Она нежно касалась рукой его рта, и он на мгновение прижимал ее пальцы к губам.
Глава 51
После нескольких тихих дней бешеный ураган вдруг прилетел с юга. Дикие порывы ветра швыряли дождь в окно, словно пригоршню камней, хлестали по кронам деревьев и нещадно секли озерную гладь, покрывая ее мутною пеной.
С переменой погоды кончился и краткий период начавшегося улучшения в здоровье Джэн. Началось то, о чем предупреждал его доктор Хейг, — начались разнообразные нарушения функций организма, к которым он уже привык, работая в палате. Но ни предостережения доктора, ни работа в палате не могли подготовить его к перемене, происходившей сейчас в Джэн.
Он наблюдал страдания мужчин в двадцать первой палате со стороны, сейчас же ему казалось, будто страдает его собственная плоть, словно у него самого ломит кости, словно это его пульс вдруг учащается, пропадает и снова начинает бешено стучать, словно это его легким не хватает воздуха, словно это у него сдавливает и болит горло. И, прижимая к себе Джэн, раздираемую приступом кашля, он словно терзался от собственной муки.
Иногда ее сердце, трепыхавшееся слабо-слабо, как у птицы, вдруг останавливалось совсем, и тогда у него тоже на мгновение замирало дыхание; но потом сердце ее начинало биться снова.

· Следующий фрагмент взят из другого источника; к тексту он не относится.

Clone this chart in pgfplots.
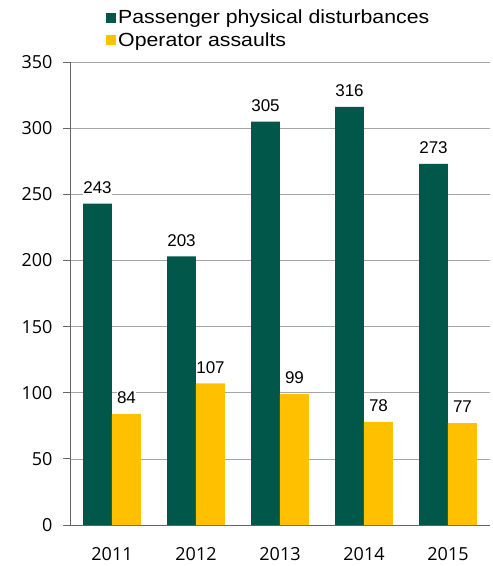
\documentclass[border=0pt]{standalone}
\usepackage{fontspec}
\setmainfont{Liberation Sans}
\newfontfamily\tickfont{Open Sans}
\newfontfamily\legendfont{Liberation Sans}[FakeStretch=1.12]
\usepackage{pgfplots}
\pgfplotsset{compat=1.18}
\definecolor{pgreen}{HTML}{02574B}
\definecolor{oyellow}{HTML}{FFC000}
\definecolor{gridgray}{HTML}{A6A6A6}
\begin{document}
\begin{tikzpicture}
\begin{axis}[
  scale only axis,
  width=420pt, height=463pt,
  ybar=0pt,
  bar width=0.345,
  xmin=-0.5, xmax=4.5,
  ymin=0, ymax=350,
  ytick={0,50,...,350},
  xtick={0,1,2,3,4},
  xticklabels={2011,2012,2013,2014,2015},
  major x tick style={draw=none},
  extra x ticks={-0.5,0.5,1.5,2.5,3.5,4.5},
  extra x tick labels={},
  extra x tick style={major tick length=7pt, tick style={draw=black!70, line width=0.8pt}, xtick align=outside},
  axis x line*=bottom, axis y line*=left,
  axis line style={-, draw=black!60, line width=0.8pt},
  ytick align=outside, ytick style={draw=black!60, line width=0.8pt},
  major tick length=7pt,
  ymajorgrids, grid style={gridgray, line width=0.7pt},
  tick label style={font=\tickfont\fontsize{18}{20}\selectfont},
  xticklabel style={yshift=-12pt},
  yticklabel style={xshift=-7pt},
  /pgf/number format/assume math mode=true,
  nodes near coords,
  every node near coord/.append style={font=\fontsize{17}{19}\selectfont, black, fill=white, inner xsep=0pt, inner ysep=2pt, yshift=8pt},
  legend style={at={(rel axis cs:0,1)}, anchor=north west, xshift=36pt, yshift=54pt, draw=none, fill=none,
    font=\legendfont\fontsize{19}{20}\selectfont, row sep=3pt, inner sep=0pt,
    nodes={inner sep=2pt}},
  legend cell align=left,
  legend image code/.code={\fill[#1] (0pt,-5pt) rectangle (10pt,5pt);},
]
\addplot[fill=pgreen, draw=none] coordinates {(0,243) (1,203) (2,305) (3,316) (4,273)};
\addplot[fill=oyellow, draw=none] coordinates {(0,84) (1,107) (2,99) (3,78) (4,77)};
\legend{Passenger physical disturbances, Operator assaults}
\end{axis}
\pgfresetboundingbox
\useasboundingbox (-70pt,-41pt) rectangle (423pt,525pt);
\end{tikzpicture}
\end{document}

Ночи и дни слились, он уже не различал их. Словно все свелось к одной нескончаемой процедуре умывания — он обмывал хрупкое тело Джэн, и казалось, что плоть ее таяла с каждым часом у него на глазах, и остались только кости да обтягивавшая их кожа. Благословенное облегчение давал им обоим лишь укол. С неистово колотившимся сердцем он ждал, когда кусочки таблетки разойдутся в кипяченой воде и он сможет наконец наполнить раствором шприц. Потом он сжимал пальцами ее мягкое нежное предплечье и с горечью думал, что ни любовь, ни забота — ничто в мире не может облегчить сейчас ее муки: только лекарство.
Вначале Джэн не разрешала ему забрать себя с веранды в дом. Но когда южный ветер сменился юго-западным и порывы его, обратившие озеро в миниатюрное подобие бурного моря, стали залетать на веранду, Барт перенес ее в спальню, и она больше не возражала. В жизни ей оставалась теперь лишь отчаянная борьба с удушьем, но в минуты, когда, успокоенная лекарством, но не усыпленная им, Джэн затихала, Барт брал ее руку в свои, и оба ощущали, как поток чувства устремляется от сердца к сердцу, и чувство это было гораздо сильнее того, что испытывали они в пору, когда, беззаботные юные любовники, они приехали сюда впервые.
Большую часть времени она молчала, ей было тяжело говорить. Она лежала молча, и Барт рассказывал ей об эпизодах его и их жизни, начиная с того дня, когда он впервые встретил ее.